#### What you are asked to do
Starting at the first line of the listing below, repeat each line up to and including the one containing "return 1 - py / H". Leave out pictures.

#### Data provided
## start
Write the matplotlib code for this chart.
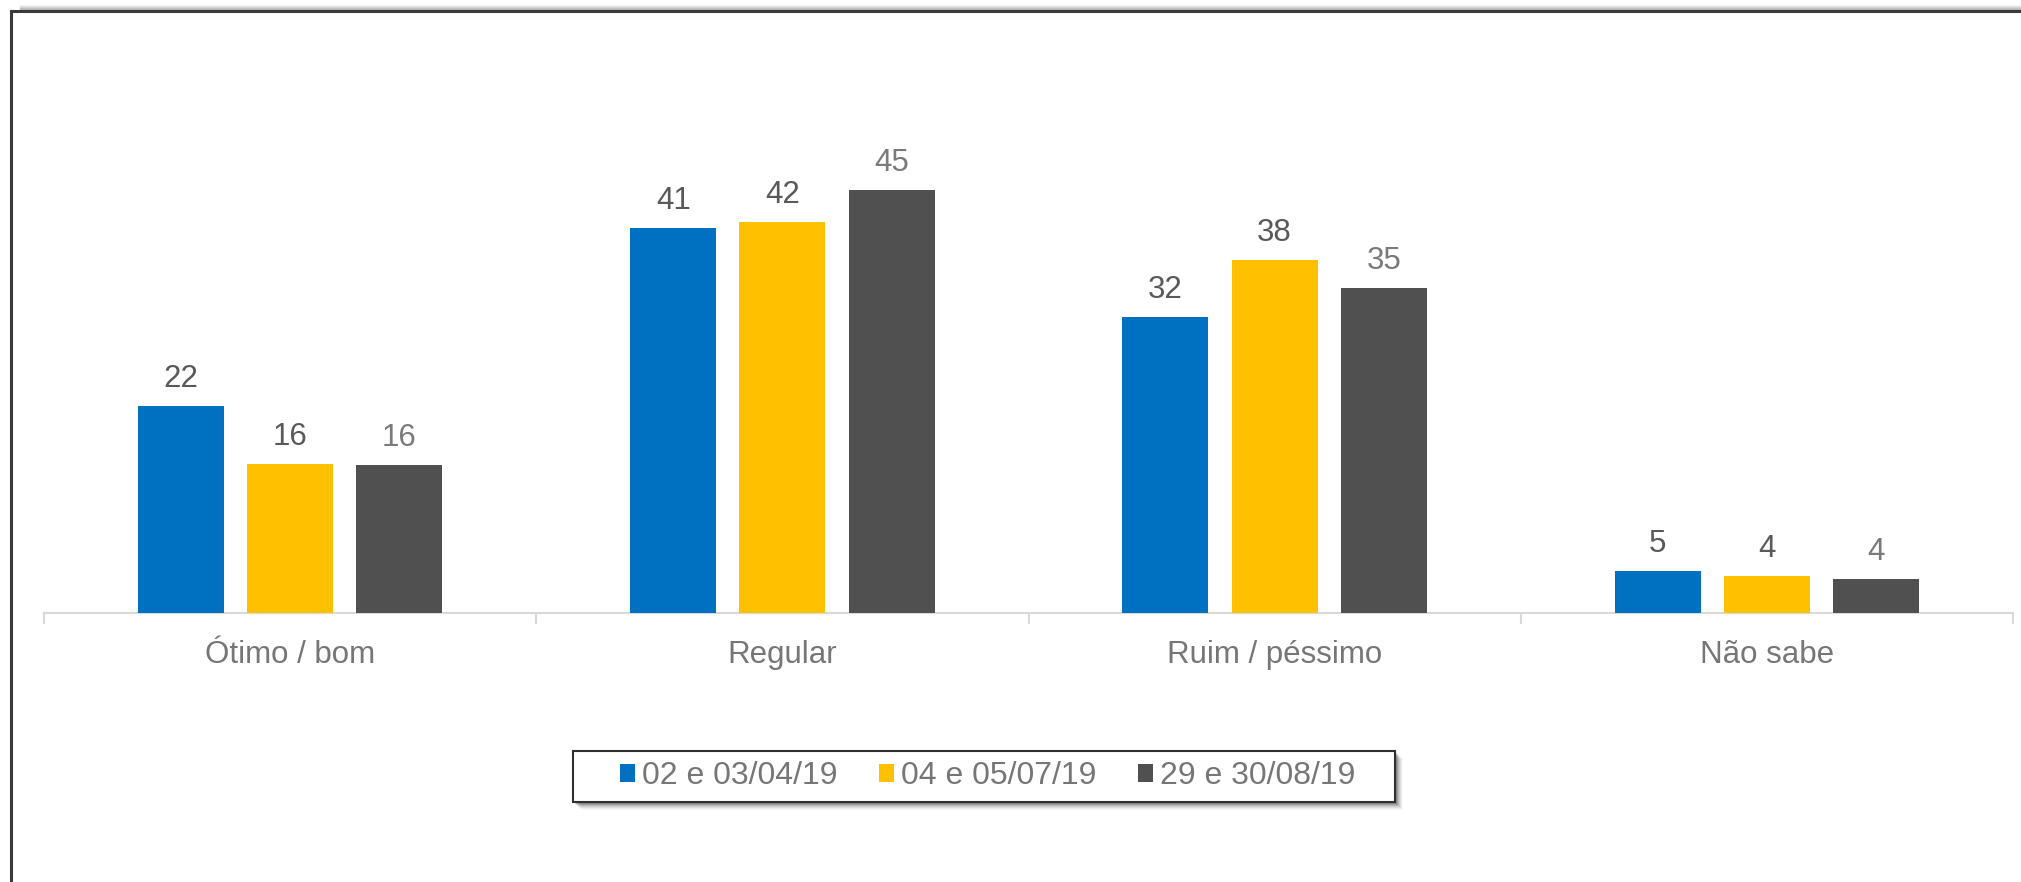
import numpy as np
import matplotlib.pyplot as plt
from matplotlib.patches import Rectangle
from matplotlib.lines import Line2D

plt.rcParams['font.family'] = ['Liberation Sans', 'DejaVu Sans']

# categories and series (bar heights, labels as printed)
categories = ['Ótimo / bom', 'Regular', 'Ruim / péssimo', 'Não sabe']
series_names = ['02 e 03/04/19', '04 e 05/07/19', '29 e 30/08/19']
apr_values = [22.0, 41.0, 31.5, 4.4]
jul_values = [15.8, 41.6, 37.6, 3.9]
aug_values = [15.7, 45.0, 34.6, 3.6]
apr_labels = ['22', '41', '32', '5']
jul_labels = ['16', '42', '38', '4']
aug_labels = ['16', '45', '35', '4']

colors = ['#0070C0', '#FFC000', '#505050']
label_colors = ['#595959', '#595959', '#7a7a7a']

W, H = 2021, 882
fig = plt.figure(figsize=(W / 100, H / 100), dpi=100)


def fx(px):
    return px / W


def fy(py):
    return 1 - py / H


# axes placed in pixels: x from 44 to 2013, baseline at 612.5
ax = fig.add_axes([fx(44), fy(612.5), 1969 / W, (612.5 - 40) / H])

x = np.arange(len(categories))
pitch = 0.2218
bar_w = 0.1747
all_values = [apr_values, jul_values, aug_values]
all_labels = [apr_labels, jul_labels, aug_labels]

for i, (vals, labs) in enumerate(zip(all_values, all_labels)):
    pos = x + (i - 1) * pitch
    ax.bar(pos, vals, width=bar_w, color=colors[i], label=series_names[i], zorder=3)
    for px_, v, lab in zip(pos, vals, labs):
        ax.annotate(lab, (px_, v), xytext=(0, 13.7), textcoords='offset points',
                    ha='center', va='baseline', fontsize=22.5, color=label_colors[i])

ax.set_xlim(-0.5, len(categories) - 0.5)
ax.set_ylim(0, 572.5 / 9.38)

for s in ['top', 'right', 'left']:
    ax.spines[s].set_visible(False)
ax.spines['bottom'].set_color('#d9d9d9')
ax.spines['bottom'].set_linewidth(1.5)
ax.set_yticks([])

# ticks at category boundaries, labels at centers
ax.set_xticks(np.arange(-0.5, len(categories)), labels=[''] * (len(categories) + 1))
ax.tick_params(axis='x', which='major', length=8, width=1.5, color='#d9d9d9')
ax.set_xticks(x, labels=categories, minor=True)
ax.tick_params(axis='x', which='minor', length=0, pad=20, labelsize=22.5, labelcolor='#767676')

# legend box drawn by hand (wide side padding, soft shadow)
bx0, by0, bx1, by1 = 573.3, 750.7, 1394.5, 802.3
for k, a in enumerate([0.16, 0.13, 0.10, 0.08, 0.06, 0.04, 0.03]):
    off = 2 + k
    fig.add_artist(Rectangle((fx(bx0 + off), fy(by1 + off)), (bx1 - bx0) / W, (by1 - by0) / H,
                             transform=fig.transFigure, facecolor='black', edgecolor='none',
                             alpha=a, zorder=1))
fig.add_artist(Rectangle((fx(bx0), fy(by1)), (bx1 - bx0) / W, (by1 - by0) / H,
                         transform=fig.transFigure, facecolor='white', edgecolor='#303030',
                         linewidth=1.5, zorder=2))

leg = fig.legend(loc='center', bbox_to_anchor=(fx(988), fy(776.5)), ncol=3,
                 fontsize=23, handlelength=0.47, handleheight=0.5, handletextpad=0.22,
                 columnspacing=1.3, borderpad=0, frameon=False)
leg.set_zorder(5)
for t in leg.get_texts():
    t.set_color('#767676')

# outer frame (only the top and left edges fall inside the picture)
fig.add_artist(Rectangle((fx(11), -0.1), 1.2, 1 - 11 / H + 0.1, transform=fig.transFigure,
                         fill=False, edgecolor='#3a3a3a', linewidth=2.2))
for k, a in enumerate([0.25, 0.18, 0.12, 0.07, 0.03]):
    y = fy(8.5 - k)
    fig.add_artist(Line2D([fx(20), 1], [y, y], transform=fig.transFigure,
                          color='black', alpha=a, linewidth=1))

fig.savefig('out.png', dpi=100)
## end
#### Task response
Write the matplotlib code for this chart.
import numpy as np
import matplotlib.pyplot as plt
from matplotlib.patches import Rectangle
from matplotlib.lines import Line2D

plt.rcParams['font.family'] = ['Liberation Sans', 'DejaVu Sans']

# categories and series (bar heights, labels as printed)
categories = ['Ótimo / bom', 'Regular', 'Ruim / péssimo', 'Não sabe']
series_names = ['02 e 03/04/19', '04 e 05/07/19', '29 e 30/08/19']
apr_values = [22.0, 41.0, 31.5, 4.4]
jul_values = [15.8, 41.6, 37.6, 3.9]
aug_values = [15.7, 45.0, 34.6, 3.6]
apr_labels = ['22', '41', '32', '5']
jul_labels = ['16', '42', '38', '4']
aug_labels = ['16', '45', '35', '4']

colors = ['#0070C0', '#FFC000', '#505050']
label_colors = ['#595959', '#595959', '#7a7a7a']

W, H = 2021, 882
fig = plt.figure(figsize=(W / 100, H / 100), dpi=100)


def fx(px):
    return px / W


def fy(py):
    return 1 - py / H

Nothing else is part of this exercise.